Yüz yüze kaldığımız sapmalardan biri de bireyciliktir. Eskiden anaerkil babaerkil aile yapılardan bahsederdik. Günümüzde ise çocukerkil bir aile yapısı oluştu. Ailede her şey çocuğun etrafında dönmeye başladı. Eğitimi önemsenmeyen, kendi başına yetişen çocuk algısına tepki olarak hayatın merkezine çocuğu oturtan bir anlayış ikame edildi. Bu şekilde yetişen kimseler, sadece kendini düşünen, egoist, emri bi'l-maruf nehyi ani'l-münkere kapalı bir hale geldiler. Bunlar, ne istişareyi önemsiyorlar ne de şûradan çıkan kararlara saygı gösteriyorlar. Sonuçta görünüşte güçlü bir birey, gerçekte ise dayanışma ruhunu kendi eliyle yok ettiği için sistemin çarkları karşısında son derece savunmasız ve hiyerarşik yapıda üstten gelene itaatkar, altındakine son derece acımasız bir insan tipi oluşmaktadır.

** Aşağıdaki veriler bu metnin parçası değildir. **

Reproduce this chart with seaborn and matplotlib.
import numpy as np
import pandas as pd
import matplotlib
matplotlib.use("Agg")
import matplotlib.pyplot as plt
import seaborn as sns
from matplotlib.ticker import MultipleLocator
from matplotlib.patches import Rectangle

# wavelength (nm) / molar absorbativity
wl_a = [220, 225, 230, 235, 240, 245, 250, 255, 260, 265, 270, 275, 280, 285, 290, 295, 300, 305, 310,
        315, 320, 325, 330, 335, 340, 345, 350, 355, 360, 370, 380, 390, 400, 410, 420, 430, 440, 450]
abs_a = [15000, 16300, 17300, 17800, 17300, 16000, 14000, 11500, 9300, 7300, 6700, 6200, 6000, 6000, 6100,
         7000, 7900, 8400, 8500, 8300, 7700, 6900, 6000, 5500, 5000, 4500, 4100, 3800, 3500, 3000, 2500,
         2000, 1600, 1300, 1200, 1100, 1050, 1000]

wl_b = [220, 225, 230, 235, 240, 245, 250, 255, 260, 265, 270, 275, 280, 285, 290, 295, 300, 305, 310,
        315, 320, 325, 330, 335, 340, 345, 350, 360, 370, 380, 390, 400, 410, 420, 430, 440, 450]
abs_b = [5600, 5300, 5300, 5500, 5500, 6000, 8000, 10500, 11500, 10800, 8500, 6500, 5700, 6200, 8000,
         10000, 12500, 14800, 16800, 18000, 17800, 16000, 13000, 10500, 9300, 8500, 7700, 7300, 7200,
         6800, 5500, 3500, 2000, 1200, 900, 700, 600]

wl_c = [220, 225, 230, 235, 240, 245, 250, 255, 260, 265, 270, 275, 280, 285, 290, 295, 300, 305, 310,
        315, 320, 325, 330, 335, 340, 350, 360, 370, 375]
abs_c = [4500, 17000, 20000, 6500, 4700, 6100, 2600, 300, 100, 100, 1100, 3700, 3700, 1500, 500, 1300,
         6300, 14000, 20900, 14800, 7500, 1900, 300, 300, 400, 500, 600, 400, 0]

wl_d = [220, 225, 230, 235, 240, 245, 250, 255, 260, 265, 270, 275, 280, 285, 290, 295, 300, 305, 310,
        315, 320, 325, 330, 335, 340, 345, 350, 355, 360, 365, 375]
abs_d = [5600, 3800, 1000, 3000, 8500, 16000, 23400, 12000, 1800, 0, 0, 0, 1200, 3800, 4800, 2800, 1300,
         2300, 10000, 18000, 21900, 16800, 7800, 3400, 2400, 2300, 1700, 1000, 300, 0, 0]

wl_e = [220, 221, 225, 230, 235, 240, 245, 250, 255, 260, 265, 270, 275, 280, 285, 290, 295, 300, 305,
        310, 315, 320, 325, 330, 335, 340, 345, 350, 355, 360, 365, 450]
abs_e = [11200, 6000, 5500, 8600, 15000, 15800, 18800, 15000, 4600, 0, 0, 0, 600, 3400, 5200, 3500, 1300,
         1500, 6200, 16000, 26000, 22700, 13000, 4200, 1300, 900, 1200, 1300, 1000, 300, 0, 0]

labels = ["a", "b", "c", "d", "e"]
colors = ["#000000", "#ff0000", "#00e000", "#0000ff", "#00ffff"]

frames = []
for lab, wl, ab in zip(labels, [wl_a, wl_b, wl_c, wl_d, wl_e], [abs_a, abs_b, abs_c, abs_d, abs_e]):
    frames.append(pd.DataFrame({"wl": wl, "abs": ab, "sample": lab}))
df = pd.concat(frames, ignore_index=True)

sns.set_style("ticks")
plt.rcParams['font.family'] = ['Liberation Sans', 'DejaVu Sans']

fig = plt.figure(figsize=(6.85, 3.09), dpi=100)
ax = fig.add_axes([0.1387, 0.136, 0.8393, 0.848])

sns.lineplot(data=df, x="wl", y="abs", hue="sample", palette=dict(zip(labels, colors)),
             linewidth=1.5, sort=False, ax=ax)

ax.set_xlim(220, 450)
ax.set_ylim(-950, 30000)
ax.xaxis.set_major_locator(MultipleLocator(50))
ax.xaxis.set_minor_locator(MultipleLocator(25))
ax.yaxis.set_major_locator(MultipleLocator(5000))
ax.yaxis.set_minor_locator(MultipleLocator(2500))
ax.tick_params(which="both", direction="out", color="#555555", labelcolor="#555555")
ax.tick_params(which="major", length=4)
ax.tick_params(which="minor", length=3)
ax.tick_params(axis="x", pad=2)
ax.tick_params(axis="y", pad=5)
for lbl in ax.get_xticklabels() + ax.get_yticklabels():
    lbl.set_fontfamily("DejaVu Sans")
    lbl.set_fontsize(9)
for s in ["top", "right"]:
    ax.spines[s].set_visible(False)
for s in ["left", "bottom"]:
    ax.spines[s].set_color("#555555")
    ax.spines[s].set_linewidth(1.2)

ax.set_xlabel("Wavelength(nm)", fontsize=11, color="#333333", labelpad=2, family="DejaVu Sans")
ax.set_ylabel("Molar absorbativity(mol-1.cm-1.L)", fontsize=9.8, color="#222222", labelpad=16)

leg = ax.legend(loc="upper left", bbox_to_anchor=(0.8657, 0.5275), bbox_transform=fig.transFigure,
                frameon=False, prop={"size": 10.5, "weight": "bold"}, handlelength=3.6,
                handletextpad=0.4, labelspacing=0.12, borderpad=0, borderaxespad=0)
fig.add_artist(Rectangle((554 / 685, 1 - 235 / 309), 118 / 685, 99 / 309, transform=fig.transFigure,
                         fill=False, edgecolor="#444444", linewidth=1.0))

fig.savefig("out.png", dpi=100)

Karşı karşıya kaldığımız diğer sapmalar milliyetçilik/ırkçılık, toplumsal cinsiyet eşitliği söylemi ve ahlaksızlıktır. Milliyetçilik her daim karşıtını üreten bir ideolojidir. Yaşadığımız gündemle alakalı bazı çevrelerce gündeme yeniden getirilen "arkadan vuran Arap", "ayrılıkçı Kürt", "işgalci Türk" vb. milliyetçi söylemler, inşaya katkı sağlamadığı gibi yüzyıllardır oluşmuş kardeşlik bağlarını yok etmekte, kendisi gibi olmayana öfke duyan, saldırgan bir insan tipi oluşturmaktadır.
"Eşitlik" gibi kulağa hoş gelen ve gelenekte kadın karşıtı algıyı yok etmeye matufmuş gibi sunulan toplumsal cinsiyet eşitliği söylemi ise var olan sorunları çözmediği gibi binlerce yıldır oluşmuş rol dağılımını bir çırpıda yok ederek daha büyük bir kargaşaya ve daha derin sorunlara yol açmakta, toplumun temeli olan aileyi tehdit etmektedir.
Tüm geleneksel ve modern sapmalara karşı yapmamız gereken ise ıslah önderlerinin yaptığı gibi vahyin yol göstericiliğinde yüz yüze kaldığımız sorunları hakkaniyet ve adalet ölçülerine göre çözmeye çalışmak, güzel örneklikler ortaya koyabilmektir.
Seminer soru-cevap, katkılar ile son buldu.